- **Requirements**
Every line of the material is to be quoted verbatim, minus the pictures.

━━━━━━━━━━

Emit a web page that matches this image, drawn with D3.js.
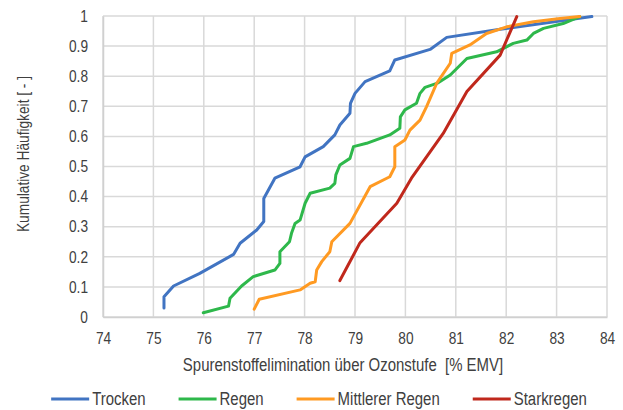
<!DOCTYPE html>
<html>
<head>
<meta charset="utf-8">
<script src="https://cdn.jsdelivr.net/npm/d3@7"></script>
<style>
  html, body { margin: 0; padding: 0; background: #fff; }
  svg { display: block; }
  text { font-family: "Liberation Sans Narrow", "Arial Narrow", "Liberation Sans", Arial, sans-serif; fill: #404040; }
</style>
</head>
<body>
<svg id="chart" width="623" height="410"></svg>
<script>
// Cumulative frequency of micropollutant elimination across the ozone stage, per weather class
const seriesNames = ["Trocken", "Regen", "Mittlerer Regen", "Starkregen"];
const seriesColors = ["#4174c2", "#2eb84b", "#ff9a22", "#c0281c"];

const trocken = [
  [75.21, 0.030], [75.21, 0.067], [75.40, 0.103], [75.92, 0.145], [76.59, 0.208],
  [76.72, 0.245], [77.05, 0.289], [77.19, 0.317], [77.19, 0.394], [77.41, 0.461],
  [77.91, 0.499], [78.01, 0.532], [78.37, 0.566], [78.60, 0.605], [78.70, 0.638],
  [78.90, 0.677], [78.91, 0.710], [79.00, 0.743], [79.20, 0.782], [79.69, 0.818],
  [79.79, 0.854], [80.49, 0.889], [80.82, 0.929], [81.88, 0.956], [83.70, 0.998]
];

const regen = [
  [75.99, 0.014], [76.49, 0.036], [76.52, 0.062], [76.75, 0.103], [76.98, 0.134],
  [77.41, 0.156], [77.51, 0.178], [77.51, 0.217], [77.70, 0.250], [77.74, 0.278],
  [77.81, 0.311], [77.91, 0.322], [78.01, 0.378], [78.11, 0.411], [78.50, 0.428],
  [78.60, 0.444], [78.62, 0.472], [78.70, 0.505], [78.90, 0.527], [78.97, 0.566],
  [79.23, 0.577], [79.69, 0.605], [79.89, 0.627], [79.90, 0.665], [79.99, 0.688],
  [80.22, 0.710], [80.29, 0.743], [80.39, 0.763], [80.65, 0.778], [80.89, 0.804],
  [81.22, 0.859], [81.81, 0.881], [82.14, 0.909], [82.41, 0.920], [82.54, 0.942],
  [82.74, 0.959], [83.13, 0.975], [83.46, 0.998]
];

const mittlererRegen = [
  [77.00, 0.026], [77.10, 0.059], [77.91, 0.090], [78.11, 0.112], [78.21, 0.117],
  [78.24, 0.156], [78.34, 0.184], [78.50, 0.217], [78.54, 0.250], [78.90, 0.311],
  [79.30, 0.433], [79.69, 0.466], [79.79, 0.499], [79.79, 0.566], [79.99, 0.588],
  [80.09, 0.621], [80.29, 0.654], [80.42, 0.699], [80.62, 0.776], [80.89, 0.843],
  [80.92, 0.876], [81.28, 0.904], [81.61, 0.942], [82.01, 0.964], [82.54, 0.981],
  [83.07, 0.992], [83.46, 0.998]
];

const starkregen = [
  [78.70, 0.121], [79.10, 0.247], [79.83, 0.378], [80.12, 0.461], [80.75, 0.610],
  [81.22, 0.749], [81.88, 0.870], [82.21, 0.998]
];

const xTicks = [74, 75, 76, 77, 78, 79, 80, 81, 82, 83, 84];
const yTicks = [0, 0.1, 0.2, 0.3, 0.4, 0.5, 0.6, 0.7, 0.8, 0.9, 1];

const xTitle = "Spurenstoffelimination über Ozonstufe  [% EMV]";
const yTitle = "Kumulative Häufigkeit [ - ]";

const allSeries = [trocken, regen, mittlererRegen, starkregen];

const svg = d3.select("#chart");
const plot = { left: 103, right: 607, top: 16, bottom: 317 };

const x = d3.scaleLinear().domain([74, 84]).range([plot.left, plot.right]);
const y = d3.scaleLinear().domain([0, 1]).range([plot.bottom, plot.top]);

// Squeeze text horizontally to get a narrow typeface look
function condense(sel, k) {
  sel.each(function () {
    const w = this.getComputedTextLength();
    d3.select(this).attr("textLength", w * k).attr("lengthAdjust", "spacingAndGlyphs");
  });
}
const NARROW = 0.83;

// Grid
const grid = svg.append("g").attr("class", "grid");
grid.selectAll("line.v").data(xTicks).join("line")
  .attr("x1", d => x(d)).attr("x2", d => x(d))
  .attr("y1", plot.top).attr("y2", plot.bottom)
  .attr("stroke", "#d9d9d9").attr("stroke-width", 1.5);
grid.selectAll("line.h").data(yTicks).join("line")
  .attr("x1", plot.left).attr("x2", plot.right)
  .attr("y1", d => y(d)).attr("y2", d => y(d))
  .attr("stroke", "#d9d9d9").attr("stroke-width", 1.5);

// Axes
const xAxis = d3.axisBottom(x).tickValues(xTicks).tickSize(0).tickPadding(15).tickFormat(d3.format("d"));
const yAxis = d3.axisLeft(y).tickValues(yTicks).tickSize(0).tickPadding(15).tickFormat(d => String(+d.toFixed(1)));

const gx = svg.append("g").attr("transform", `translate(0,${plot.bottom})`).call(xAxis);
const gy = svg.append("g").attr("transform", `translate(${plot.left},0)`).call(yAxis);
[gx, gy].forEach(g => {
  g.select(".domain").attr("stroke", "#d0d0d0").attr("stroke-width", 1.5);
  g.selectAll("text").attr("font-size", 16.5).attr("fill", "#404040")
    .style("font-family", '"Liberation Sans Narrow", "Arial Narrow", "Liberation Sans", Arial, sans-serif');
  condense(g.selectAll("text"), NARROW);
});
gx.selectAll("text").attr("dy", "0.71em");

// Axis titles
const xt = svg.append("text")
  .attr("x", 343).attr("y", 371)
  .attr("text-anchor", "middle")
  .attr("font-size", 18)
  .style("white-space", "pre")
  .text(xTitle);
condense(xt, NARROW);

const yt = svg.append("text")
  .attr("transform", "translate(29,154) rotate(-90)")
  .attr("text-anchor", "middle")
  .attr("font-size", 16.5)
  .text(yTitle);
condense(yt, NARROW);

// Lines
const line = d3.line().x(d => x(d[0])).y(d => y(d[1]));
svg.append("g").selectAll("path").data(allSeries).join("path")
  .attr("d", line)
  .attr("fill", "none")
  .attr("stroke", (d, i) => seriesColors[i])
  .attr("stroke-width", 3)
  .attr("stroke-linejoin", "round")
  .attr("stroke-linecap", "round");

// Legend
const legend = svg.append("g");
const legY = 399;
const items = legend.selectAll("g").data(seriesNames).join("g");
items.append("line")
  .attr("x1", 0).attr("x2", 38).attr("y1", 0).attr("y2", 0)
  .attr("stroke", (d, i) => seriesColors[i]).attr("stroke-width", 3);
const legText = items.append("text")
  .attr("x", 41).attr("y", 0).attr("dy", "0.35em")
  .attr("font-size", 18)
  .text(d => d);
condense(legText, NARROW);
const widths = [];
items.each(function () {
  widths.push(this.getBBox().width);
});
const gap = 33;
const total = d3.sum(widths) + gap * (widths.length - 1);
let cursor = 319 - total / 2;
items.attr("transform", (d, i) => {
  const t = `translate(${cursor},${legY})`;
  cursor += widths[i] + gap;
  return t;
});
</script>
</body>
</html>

━━━━━━━━━━

- **Expected answer**
Emit a web page that matches this image, drawn with D3.js.
<!DOCTYPE html>
<html>
<head>
<meta charset="utf-8">
<script src="https://cdn.jsdelivr.net/npm/d3@7"></script>
<style>
  html, body { margin: 0; padding: 0; background: #fff; }
  svg { display: block; }
  text { font-family: "Liberation Sans Narrow", "Arial Narrow", "Liberation Sans", Arial, sans-serif; fill: #404040; }
</style>
</head>
<body>
<svg id="chart" width="623" height="410"></svg>
<script>
// Cumulative frequency of micropollutant elimination across the ozone stage, per weather class
const seriesNames = ["Trocken", "Regen", "Mittlerer Regen", "Starkregen"];
const seriesColors = ["#4174c2", "#2eb84b", "#ff9a22", "#c0281c"];

const trocken = [
  [75.21, 0.030], [75.21, 0.067], [75.40, 0.103], [75.92, 0.145], [76.59, 0.208],
  [76.72, 0.245], [77.05, 0.289], [77.19, 0.317], [77.19, 0.394], [77.41, 0.461],
  [77.91, 0.499], [78.01, 0.532], [78.37, 0.566], [78.60, 0.605], [78.70, 0.638],
  [78.90, 0.677], [78.91, 0.710], [79.00, 0.743], [79.20, 0.782], [79.69, 0.818],
  [79.79, 0.854], [80.49, 0.889], [80.82, 0.929], [81.88, 0.956], [83.70, 0.998]
];

const regen = [
  [75.99, 0.014], [76.49, 0.036], [76.52, 0.062], [76.75, 0.103], [76.98, 0.134],
  [77.41, 0.156], [77.51, 0.178], [77.51, 0.217], [77.70, 0.250], [77.74, 0.278],
  [77.81, 0.311], [77.91, 0.322], [78.01, 0.378], [78.11, 0.411], [78.50, 0.428],
  [78.60, 0.444], [78.62, 0.472], [78.70, 0.505], [78.90, 0.527], [78.97, 0.566],
  [79.23, 0.577], [79.69, 0.605], [79.89, 0.627], [79.90, 0.665], [79.99, 0.688],
  [80.22, 0.710], [80.29, 0.743], [80.39, 0.763], [80.65, 0.778], [80.89, 0.804],
  [81.22, 0.859], [81.81, 0.881], [82.14, 0.909], [82.41, 0.920], [82.54, 0.942],
  [82.74, 0.959], [83.13, 0.975], [83.46, 0.998]
];

const mittlererRegen = [
  [77.00, 0.026], [77.10, 0.059], [77.91, 0.090], [78.11, 0.112], [78.21, 0.117],
  [78.24, 0.156], [78.34, 0.184], [78.50, 0.217], [78.54, 0.250], [78.90, 0.311],
  [79.30, 0.433], [79.69, 0.466], [79.79, 0.499], [79.79, 0.566], [79.99, 0.588],
  [80.09, 0.621], [80.29, 0.654], [80.42, 0.699], [80.62, 0.776], [80.89, 0.843],
  [80.92, 0.876], [81.28, 0.904], [81.61, 0.942], [82.01, 0.964], [82.54, 0.981],
  [83.07, 0.992], [83.46, 0.998]
];

const starkregen = [
  [78.70, 0.121], [79.10, 0.247], [79.83, 0.378], [80.12, 0.461], [80.75, 0.610],
  [81.22, 0.749], [81.88, 0.870], [82.21, 0.998]
];

const xTicks = [74, 75, 76, 77, 78, 79, 80, 81, 82, 83, 84];
const yTicks = [0, 0.1, 0.2, 0.3, 0.4, 0.5, 0.6, 0.7, 0.8, 0.9, 1];

const xTitle = "Spurenstoffelimination über Ozonstufe  [% EMV]";
const yTitle = "Kumulative Häufigkeit [ - ]";

const allSeries = [trocken, regen, mittlererRegen, starkregen];

const svg = d3.select("#chart");
const plot = { left: 103, right: 607, top: 16, bottom: 317 };

const x = d3.scaleLinear().domain([74, 84]).range([plot.left, plot.right]);
const y = d3.scaleLinear().domain([0, 1]).range([plot.bottom, plot.top]);

// Squeeze text horizontally to get a narrow typeface look
function condense(sel, k) {
  sel.each(function () {
    const w = this.getComputedTextLength();
    d3.select(this).attr("textLength", w * k).attr("lengthAdjust", "spacingAndGlyphs");
  });
}
const NARROW = 0.83;

// Grid
const grid = svg.append("g").attr("class", "grid");
grid.selectAll("line.v").data(xTicks).join("line")
  .attr("x1", d => x(d)).attr("x2", d => x(d))
  .attr("y1", plot.top).attr("y2", plot.bottom)
  .attr("stroke", "#d9d9d9").attr("stroke-width", 1.5);
grid.selectAll("line.h").data(yTicks).join("line")
  .attr("x1", plot.left).attr("x2", plot.right)
  .attr("y1", d => y(d)).attr("y2", d => y(d))
  .attr("stroke", "#d9d9d9").attr("stroke-width", 1.5);

// Axes
const xAxis = d3.axisBottom(x).tickValues(xTicks).tickSize(0).tickPadding(15).tickFormat(d3.format("d"));
const yAxis = d3.axisLeft(y).tickValues(yTicks).tickSize(0).tickPadding(15).tickFormat(d => String(+d.toFixed(1)));

const gx = svg.append("g").attr("transform", `translate(0,${plot.bottom})`).call(xAxis);
const gy = svg.append("g").attr("transform", `translate(${plot.left},0)`).call(yAxis);
[gx, gy].forEach(g => {
  g.select(".domain").attr("stroke", "#d0d0d0").attr("stroke-width", 1.5);
  g.selectAll("text").attr("font-size", 16.5).attr("fill", "#404040")
    .style("font-family", '"Liberation Sans Narrow", "Arial Narrow", "Liberation Sans", Arial, sans-serif');
  condense(g.selectAll("text"), NARROW);
});
gx.selectAll("text").attr("dy", "0.71em");

// Axis titles
const xt = svg.append("text")
  .attr("x", 343).attr("y", 371)
  .attr("text-anchor", "middle")
  .attr("font-size", 18)
  .style("white-space", "pre")
  .text(xTitle);
condense(xt, NARROW);

const yt = svg.append("text")
  .attr("transform", "translate(29,154) rotate(-90)")
  .attr("text-anchor", "middle")
  .attr("font-size", 16.5)
  .text(yTitle);
condense(yt, NARROW);

// Lines
const line = d3.line().x(d => x(d[0])).y(d => y(d[1]));
svg.append("g").selectAll("path").data(allSeries).join("path")
  .attr("d", line)
  .attr("fill", "none")
  .attr("stroke", (d, i) => seriesColors[i])
  .attr("stroke-width", 3)
  .attr("stroke-linejoin", "round")
  .attr("stroke-linecap", "round");

// Legend
const legend = svg.append("g");
const legY = 399;
const items = legend.selectAll("g").data(seriesNames).join("g");
items.append("line")
  .attr("x1", 0).attr("x2", 38).attr("y1", 0).attr("y2", 0)
  .attr("stroke", (d, i) => seriesColors[i]).attr("stroke-width", 3);
const legText = items.append("text")
  .attr("x", 41).attr("y", 0).attr("dy", "0.35em")
  .attr("font-size", 18)
  .text(d => d);
condense(legText, NARROW);
const widths = [];
items.each(function () {
  widths.push(this.getBBox().width);
});
const gap = 33;
const total = d3.sum(widths) + gap * (widths.length - 1);
let cursor = 319 - total / 2;
items.attr("transform", (d, i) => {
  const t = `translate(${cursor},${legY})`;
  cursor += widths[i] + gap;
  return t;
});
</script>
</body>
</html>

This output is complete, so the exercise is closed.